Le 24 septembre 1922, dans le stade Buffalo de Montrouge, le champion du monde de boxe Georges Carpentier affronte Battling Siki, une autre star. Tout le monde s’attend à la victoire de Carpentier, vedette à la peau blanche et à la boxe «raffinée», face à Siki, boxeur noir au style qualifié de «sauvage» dans un univers sportif qui reproduit largement les stéréotypes racistes de l’époque. Alors que Carpentier mène la danse toute la première moitié du match, un retournement du jeu survient, immortalisé par une captation filmique. Ce sont ces images de leurs poings fendant l’air dont se saisit un siècle plus tard Christophe Granger pour poser une ambitieuse problématique : «D’où viennent nos actions, et comment se fait-il qu’on agisse comme on agit ? C’est à cette question, s’il fallait la gratter jusqu’à l’os, qu’est consacré ce livre.»
Une forme de compréhension de l’action humaine
L’historien et sociologue déploie une enquête historique en trois volets : d’abord l’impact de l’institution sur l’action, ici le marché florissant de la boxe qui rend possible le match mais en influence aussi l’issue par les préjugés entretenus sur la performance des boxeurs, voire un vainqueur déterminé à l’avance. Puis l’interaction entre les corps, puisque action est aussi réaction, particulièrement saillante quand les deux protagonistes alternent assauts et replis. Et enfin la cognition, qui recouvre tous les processus mentaux relatifs à la décision d’agir d’une manière ou d’une autre. Ce triptyque institution-interaction-cognition nous rapproche d’une forme de compréhension de l’action humaine que Christophe Granger poursuit sans relâche : «Si l’on veut décrire correctement une action […], il faut alors décrire à la fois les principes suivant lesquels s’organise à ce moment précis ce qu’il en est d’agir dans cette circonstance, la façon de faire acquise par les acteurs au fil de leur socialisation et la manière dont, en acte, ils parviennent à s’en remettre à elle».
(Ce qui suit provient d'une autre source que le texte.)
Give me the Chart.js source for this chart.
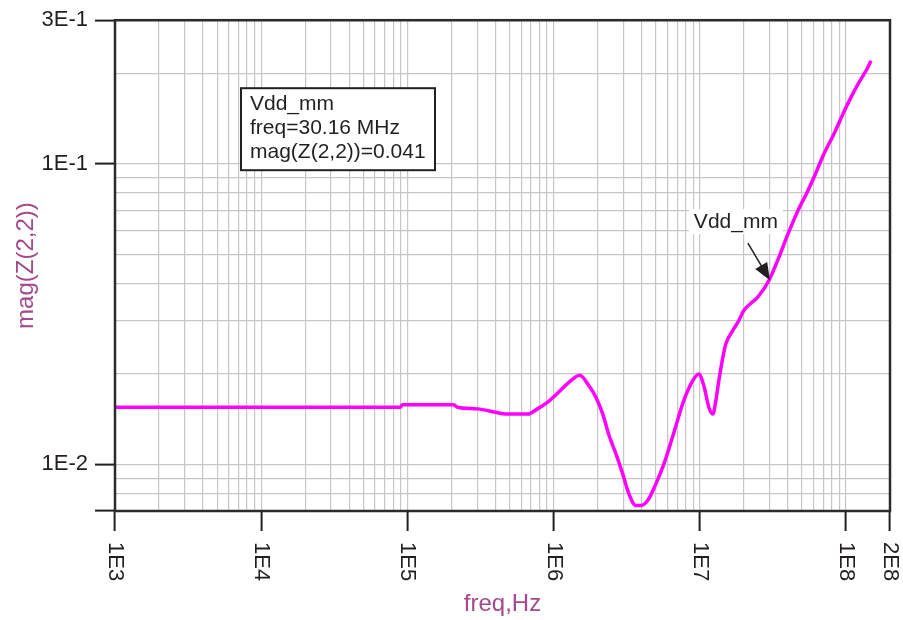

C’est dans la démarche même de l’auteur que réside le plus grand intérêt de l’œuvre, qui en plus d’être un bel objet illustré par plus de 1 300 photogrammes du match, est un véritable plaidoyer pour la légitimité de la recherche en sciences sociales : «Si j’ai décidé d’étudier ce que c’est qu’agir, c’est d’abord pour mettre à l’épreuve ce qu’on est en droit d’attendre des sciences sociales. Qu’elles soient à présent l’objet d’attaques est indéniable, et il faut les défendre. Mais les défendre, c’est aussi se donner les moyens de déterminer ce qu’elles peuvent. Dans le cas présent, il s’agissait de repousser le plus loin possible le point à partir duquel, s’agissant des conduites humaines, on cesse de chercher à comprendre.» Une démonstration impressionnante d’inventivité qui parlera autant aux profs qu’aux fans de Raging Bull, où histoire et sociologie prennent vie lorsqu’elles se fixent sur un objet aussi mouvant que la boxe, et, comme Siki et Carpentier en 1922, font leurs preuves sur le ring.